A ideia para o poema de 1979 nasceu das vivências urbanas de Behr pela capital, quando flanava pelas asas não do Plano Piloto, mas do amor, entre a 415 Sul e 109 Sul, rumo à casa da namorada Noélia. Bastante tocada na cidade, era uma das prediletas de Renato Russo e, para muitos, o hino de uma geração.

“Ele fazia passagens de som dos shows na época do trovador solitário com essa música; era o tema da rapaziada, da galera, dos botecos e que canta Brasília, fala de uma travessia erótica e menos tensa pelo Eixão, que é a espinha dorsal da cidade”, diz a musa inspiradora de Nicolas Behr, Noélia Ribeiro, também poeta. “Hoje tenho noção de que essa música marcou época, foi um marco em nossas vidas e na história cultural da cidade.” ( Nonato Veras transformou em música os versos de Travessia do Eixão)

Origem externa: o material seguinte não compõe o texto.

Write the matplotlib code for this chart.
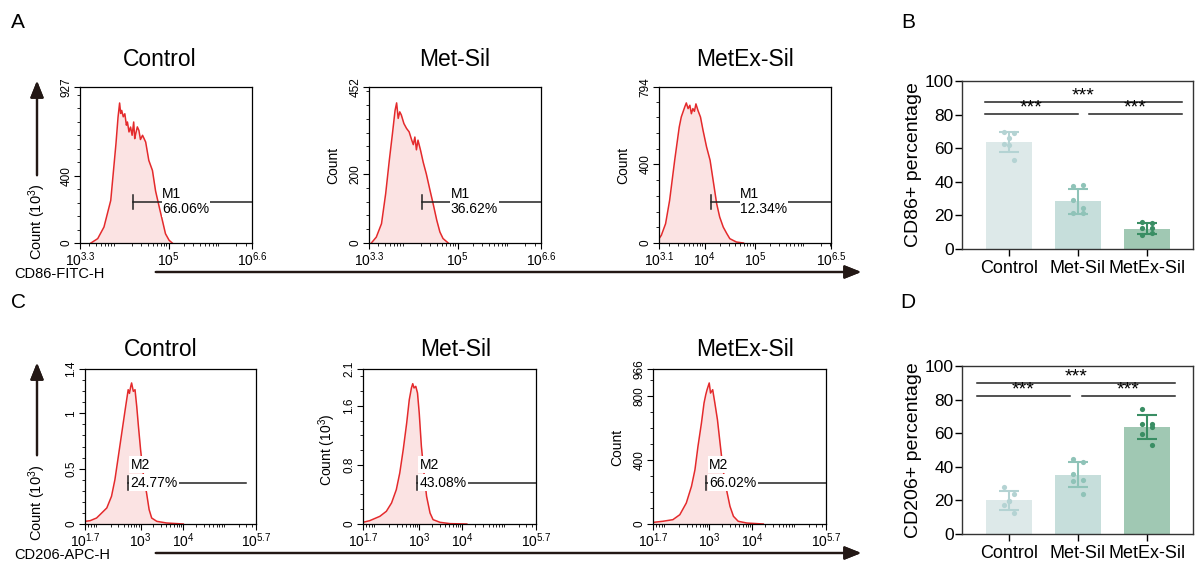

Responsável por musicar o poema do vate mato-grossense que, desde 1974, vive na capital, o integrante do icônico grupo musical mambembe Liga Tripa Nonato Veras jamais imaginou que a melodia que criou fosse grudar no inconsciente coletivo de uma geração.


“Nunca pensei na projeção da música, fiz por curtir, agora todo mundo se encanta com a cidade”, diz. “Muita gente credita a música ao Renato Russo, me sinto muito honrado”, comenta Nicolas Behr.